Oxidation state-specific fluorescent copper sensors reveal oncogene-driven redox changes that regulate labile copper(II) pools

Copper sustains fundamental chemical processes across all kingdoms of life by cycling between two major oxidation states, Cu(I) and Cu(II). However, in contrast to advances in fluorescent sensors and related probes to help decipher Cu(I) biology, Cu(II) detection remains lacking. We present a strategy using metal-directed acyl imidazole chemistry to enable both metal and oxidation state-specific Cu(II) detection by a tandem activity-based sensing/labeling reaction. We use this platform to identify the existence of loosely bound, labile Cu(II) pools, a Cu(II) import protein in cells, and reciprocal Cu(II) elevations and Cu(I) deficiencies driven by a loss of antioxidant defense in cellular models of cancer.

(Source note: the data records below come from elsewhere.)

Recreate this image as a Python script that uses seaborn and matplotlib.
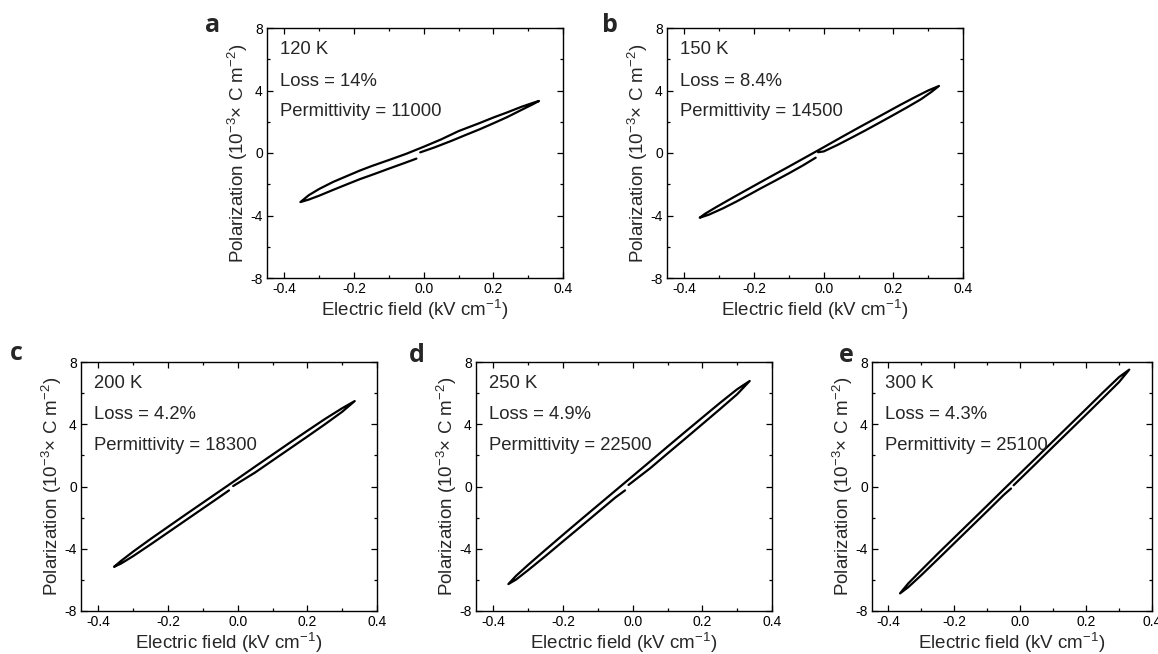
import numpy as np
import pandas as pd
import matplotlib
matplotlib.use("Agg")
import matplotlib.pyplot as plt
from matplotlib.ticker import MultipleLocator
import seaborn as sns

# ---------------- data ----------------
panel_letters = ["a", "b", "c", "d", "e"]
temperatures = ["120 K", "150 K", "200 K", "250 K", "300 K"]
losses = ["14%", "8.4%", "4.2%", "4.9%", "4.3%"]
permittivities = ["11000", "14500", "18300", "22500", "25100"]

# each loop traced: start near origin -> +max -> (upper branch) -> -max -> back toward origin
E_a = [-0.01, 0.03, 0.08, 0.12, 0.161, 0.20, 0.24, 0.28, 0.31, 0.331,
       0.31, 0.28, 0.24, 0.20, 0.161, 0.10, 0.05, 0.0, -0.05, -0.10, -0.15, -0.184, -0.22, -0.26, -0.30, -0.33, -0.354,
       -0.33, -0.30, -0.26, -0.22, -0.184, -0.14, -0.10, -0.06, -0.021]
P_a = [0.04, 0.35, 0.78, 1.15, 1.52, 1.90, 2.30, 2.75, 3.08, 3.33,
       3.18, 2.95, 2.60, 2.27, 1.92, 1.40, 0.87, 0.40, -0.05, -0.45, -0.84, -1.13, -1.47, -1.85, -2.30, -2.70, -3.14,
       -2.98, -2.73, -2.36, -2.00, -1.68, -1.33, -1.00, -0.68, -0.36]

E_b = [-0.016, 0.0, 0.04, 0.08, 0.12, 0.161, 0.20, 0.24, 0.28, 0.31, 0.331,
       0.30, 0.26, 0.22, 0.161, 0.10, 0.05, 0.0, -0.05, -0.10, -0.15, -0.184, -0.23, -0.27, -0.31, -0.34, -0.356,
       -0.33, -0.29, -0.25, -0.21, -0.184, -0.14, -0.10, -0.06, -0.023]
P_b = [0.05, 0.10, 0.52, 0.98, 1.45, 1.95, 2.43, 2.93, 3.45, 3.92, 4.29,
       4.00, 3.55, 3.08, 2.36, 1.62, 1.00, 0.37, -0.25, -0.87, -1.48, -1.90, -2.47, -2.97, -3.48, -3.88, -4.14,
       -3.95, -3.55, -3.10, -2.62, -2.30, -1.78, -1.30, -0.80, -0.30]

E_c = [-0.013, 0.05, 0.10, 0.15, 0.20, 0.25, 0.30, 0.336,
       0.30, 0.25, 0.20, 0.15, 0.10, 0.05, 0.0, -0.05, -0.10, -0.15, -0.20, -0.25, -0.30, -0.335, -0.355,
       -0.335, -0.30, -0.25, -0.20, -0.15, -0.10, -0.05, -0.025]
P_c = [0.03, 0.90, 1.67, 2.44, 3.21, 3.99, 4.80, 5.49,
       5.03, 4.33, 3.58, 2.82, 2.05, 1.28, 0.50, -0.27, -1.04, -1.81, -2.59, -3.37, -4.18, -4.78, -5.16,
       -4.95, -4.47, -3.72, -2.95, -2.18, -1.41, -0.64, -0.25]

E_d = [-0.012, 0.05, 0.10, 0.15, 0.20, 0.25, 0.30, 0.336,
       0.30, 0.25, 0.20, 0.15, 0.10, 0.05, 0.0, -0.05, -0.10, -0.15, -0.20, -0.25, -0.30, -0.335, -0.357,
       -0.335, -0.30, -0.25, -0.20, -0.15, -0.10, -0.05, -0.022]
P_d = [0.10, 1.17, 2.12, 3.06, 4.01, 4.96, 5.93, 6.78,
       6.25, 5.36, 4.43, 3.50, 2.56, 1.61, 0.67, -0.27, -1.21, -2.15, -3.10, -4.06, -5.03, -5.74, -6.27,
       -5.98, -5.37, -4.46, -3.52, -2.59, -1.65, -0.71, -0.25]

E_e = [-0.02, 0.05, 0.10, 0.15, 0.20, 0.25, 0.30, 0.331,
       0.30, 0.25, 0.20, 0.15, 0.10, 0.05, 0.0, -0.05, -0.10, -0.15, -0.20, -0.25, -0.30, -0.34, -0.365,
       -0.34, -0.30, -0.25, -0.20, -0.15, -0.10, -0.05, -0.028]
P_e = [0.08, 1.52, 2.56, 3.59, 4.62, 5.66, 6.71, 7.51,
       7.03, 6.02, 4.98, 3.95, 2.92, 1.88, 0.85, -0.18, -1.22, -2.25, -3.28, -4.31, -5.37, -6.23, -6.87,
       -6.47, -5.69, -4.67, -3.64, -2.61, -1.58, -0.54, -0.13]

loops_E = [E_a, E_b, E_c, E_d, E_e]
loops_P = [P_a, P_b, P_c, P_d, P_e]

x_ticks = [-0.4, -0.2, 0.0, 0.2, 0.4]
y_ticks = [-8, -4, 0, 4, 8]

# ---------------- style ----------------
sns.set_style("ticks")
plt.rcParams["font.family"] = ["Liberation Sans", "DejaVu Sans"]
plt.rcParams["mathtext.fontset"] = "custom"
plt.rcParams["mathtext.rm"] = "Liberation Sans"
plt.rcParams["mathtext.it"] = "Liberation Sans:italic"
plt.rcParams["mathtext.bf"] = "Liberation Sans:bold"
plt.rcParams["mathtext.default"] = "regular"

fig = plt.figure(figsize=(11.58, 6.54), dpi=100)
W, H = 1158.0, 654.0
# axes boxes in pixels: left, top, width, height
boxes = [(267, 28, 296, 250), (667, 28, 296, 250),
         (81, 362, 296, 249), (476, 362, 296, 249), (872, 362, 280, 249)]
letter_pos = [(213, 25), (610, 25), (16, 354), (417, 355), (846, 356)]

for i in range(5):
    l, t, w, h = boxes[i]
    ax = fig.add_axes([l / W, 1 - (t + h) / H, w / W, h / H])
    df = pd.DataFrame({"E": loops_E[i], "P": loops_P[i]})
    sns.lineplot(data=df, x="E", y="P", sort=False, estimator=None,
                 color="black", linewidth=1.6, ax=ax)
    ax.set_xlim(-0.45, 0.4)
    ax.set_ylim(-8, 8)
    ax.set_xticks(x_ticks)
    ax.set_yticks(y_ticks)
    ax.set_xticklabels(["%.1f" % v for v in x_ticks])
    ax.set_yticklabels([str(v) for v in y_ticks])
    ax.xaxis.set_minor_locator(MultipleLocator(0.1))
    ax.yaxis.set_minor_locator(MultipleLocator(2))
    ax.tick_params(which="both", direction="in", top=True, right=True,
                   colors="black", width=0.9, labelsize=10, pad=3)
    ax.tick_params(which="major", length=4)
    ax.tick_params(which="minor", length=2.2)
    for s in ax.spines.values():
        s.set_color("black")
        s.set_linewidth(1.0)
    ax.set_xlabel("Electric field (kV cm$^{-1}$)", fontsize=13.5, labelpad=1)
    ax.set_ylabel("Polarization (10$^{-3}$× C m$^{-2}$)", fontsize=13.5, labelpad=0)
    ax.text(0.045, 0.912, temperatures[i], transform=ax.transAxes,
            fontsize=13.3, va="center", ha="left")
    ax.text(0.045, 0.788, "Loss = " + losses[i], transform=ax.transAxes,
            fontsize=13.3, va="center", ha="left")
    ax.text(0.045, 0.664, "Permittivity = " + permittivities[i], transform=ax.transAxes,
            fontsize=13.3, va="center", ha="left")
    lx, ly = letter_pos[i]
    fig.text(lx / W, 1 - ly / H, panel_letters[i], fontsize=18, fontweight="bold",
             family=["Open Sans", "DejaVu Sans"], ha="center", va="center")

fig.savefig("out.png", dpi=100, facecolor="white")
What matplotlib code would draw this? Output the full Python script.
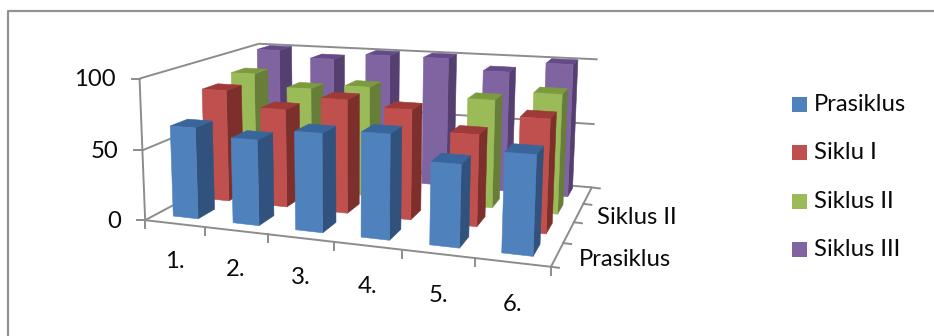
import numpy as np
import matplotlib
matplotlib.use('Agg')
import matplotlib.pyplot as plt
from matplotlib.patches import Polygon

plt.rcParams['font.family'] = ['Lato', 'DejaVu Sans']

categories = ['1.', '2.', '3.', '4.', '5.', '6.']
series_names = ['Prasiklus', 'Siklu I', 'Siklus II', 'Siklus III']
depth_labels = ['Prasiklus', 'Siklus II']
z_ticks = [0, 50, 100]

prasiklus = [65, 60, 68, 71, 55, 65]
siklu_1 = [83, 72, 82, 78, 64, 78]
siklus_2 = [88, 79, 83, np.nan, 79, 86]
siklus_3 = [100, 95, 100, 100, 92, 100]
values = [prasiklus, siklu_1, siklus_2, siklus_3]

front = ['#4F81BD', '#C0504D', '#9BBB59', '#8064A2']
top = ['#38659B', '#9E3A37', '#7C9A3E', '#644A88']
side = ['#30527C', '#7D2F2C', '#667E38', '#553F70']
grey = '#8C8C8C'
text_color = '#0A0A0A'
font_size = 17.2

# box corners on the picture, used to fit the camera of the 3d chart
world = [(0, 0, 0), (6, 0, 0), (6, 1, 0), (0, 1, 0), (0, 0, 100), (0, 1, 100),
         (6, 1, 100), (0, 0, 50), (6, 1, 50)]
pixels = [(148, 219), (551, 268), (593, 186), (258, 160), (137, 79), (262, 43),
          (597, 60), (142, 150), (594, 124)]

A, b = [], []
for (X, Y, Z), (u, v) in zip(world, pixels):
    X, Z = X / 6, Z / 100
    A.append([X, Y, Z, 1, 0, 0, 0, 0, -u * X, -u * Y, -u * Z])
    A.append([0, 0, 0, 0, X, Y, Z, 1, -v * X, -v * Y, -v * Z])
    b += [u, v]
cam = np.linalg.lstsq(np.array(A, float), np.array(b, float), rcond=None)[0]
cam = np.append(cam, 1).reshape(3, 4)


def proj(x, y, z):
    p = cam @ np.array([x / 6, y, z / 100, 1])
    return p[0] / p[2], p[1] / p[2]


fig = plt.figure(figsize=(9.34, 3.36), dpi=100)
ax = fig.add_axes([0, 0, 1, 1])
ax.set_xlim(0, 934)
ax.set_ylim(336, 0)
ax.axis('off')

# chart frame, only top and left are in the crop
ax.plot([934, 7.5, 7.5], [11, 11, 336], color='#929292', lw=1.6)


def line(a, b, lw=1.4):
    pa, pb = proj(*a), proj(*b)
    ax.plot([pa[0], pb[0]], [pa[1], pb[1]], color=grey, lw=lw, solid_capstyle='butt')


# walls
for z in z_ticks:
    line((0, 0, z), (0, 1, z))
    line((0, 1, z), (6, 1, z))
    p = proj(0, 0, z)
    ax.plot([p[0] - 8, p[0]], [p[1], p[1]], color=grey, lw=1.4)
    ax.text(p[0] - 24, p[1] + 1, str(z), ha='right', va='center', fontsize=font_size, color=text_color)
line((0, 0, 0), (0, 0, 100))
line((6, 0, 0), (6, 1, 0))

# category ticks and labels
line((0, 0, 0), (6, 0, 0))
for i in range(7):
    p = proj(i, 0, 0)
    ax.plot([p[0], p[0]], [p[1], p[1] + 8], color=grey, lw=1.4)
for i, name in enumerate(categories):
    p = proj(i + 0.5, 0, 0)
    ax.text(p[0], p[1] + 38 + i * 0.8, name, ha='center', va='center', fontsize=font_size, color=text_color)

# series ticks and labels
for j in range(5):
    p = proj(6, j / 4, 0)
    ax.plot([p[0], p[0] + 8], [p[1], p[1] + 1], color=grey, lw=1.4)
for j, name in enumerate(depth_labels):
    p = proj(6, (2 * j + 0.5) / 4, 0)
    ax.text(p[0] + 22 - j * 4, p[1] + 5, name, ha='left', va='center', fontsize=font_size, color=text_color)

# bars, back row first
bar_w = 0.21
bar_d = 0.065
for j in range(3, -1, -1):
    for i in range(6):
        val = values[j][i]
        if np.isnan(val):
            continue
        x0, x1 = i + 0.5 - bar_w, i + 0.5 + bar_w
        y0, y1 = (j + 0.58) / 4 - bar_d, (j + 0.58) / 4 + bar_d
        ax.add_patch(Polygon([proj(x1, y0, 0), proj(x1, y1, 0), proj(x1, y1, val), proj(x1, y0, val)],
                             fc=side[j], ec=side[j], lw=0.4, zorder=3 + (3 - j)))
        ax.add_patch(Polygon([proj(x0, y0, val), proj(x1, y0, val), proj(x1, y1, val), proj(x0, y1, val)],
                             fc=top[j], ec=top[j], lw=0.4, zorder=3 + (3 - j)))
        ax.add_patch(Polygon([proj(x0, y0, 0), proj(x1, y0, 0), proj(x1, y0, val), proj(x0, y0, val)],
                             fc=front[j], ec=front[j], lw=0.4, zorder=3 + (3 - j)))

# legend
for j, name in enumerate(series_names):
    y = 104.5 + j * 48.3
    ax.add_patch(Polygon([(792, y - 7.5), (807, y - 7.5), (807, y + 7.5), (792, y + 7.5)], fc=front[j], ec='none'))
    ax.text(814, y, name, ha='left', va='center', fontsize=font_size, color=text_color)

fig.savefig('out.png', dpi=100)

Copper is an essential metal nutrient for life that often relies on redox cycling between Cu(I) and Cu(II) oxidation states to fulfill its physiological roles, but alterations in cellular redox status can lead to imbalances in copper homeostasis that contribute to cancer and other metalloplasias with metal-dependent disease vulnerabilities. Copper-responsive fluorescent probes offer powerful tools to study labile copper pools, but most of these reagents target Cu(I), with limited methods for monitoring Cu(II) owing to its potent fluorescence quenching properties. Here, we report an activity-based sensing strategy for turn-on, oxidation state-specific detection of Cu(II) through metal-directed acyl imidazole chemistry. Cu(II) binding to a metal and oxidation state-specific receptor that accommodates the harder Lewis acidity of Cu(II) relative to Cu(I) activates the pendant dye for reaction with proximal biological nucleophiles and concomitant metal ion release, thus avoiding fluorescence quenching. Copper-directed acyl imidazole 649 for Cu(II) (CD649.2) provides foundational information on the existence and regulation of labile Cu(II) pools, including identifying divalent metal transporter 1 (DMT1) as a Cu(II) importer, labile Cu(II) increases in response to oxidative stress induced by depleting total glutathione levels, and reciprocal increases in labile Cu(II) accompanied by decreases in labile Cu(I) induced by oncogenic mutations that promote oxidative stress.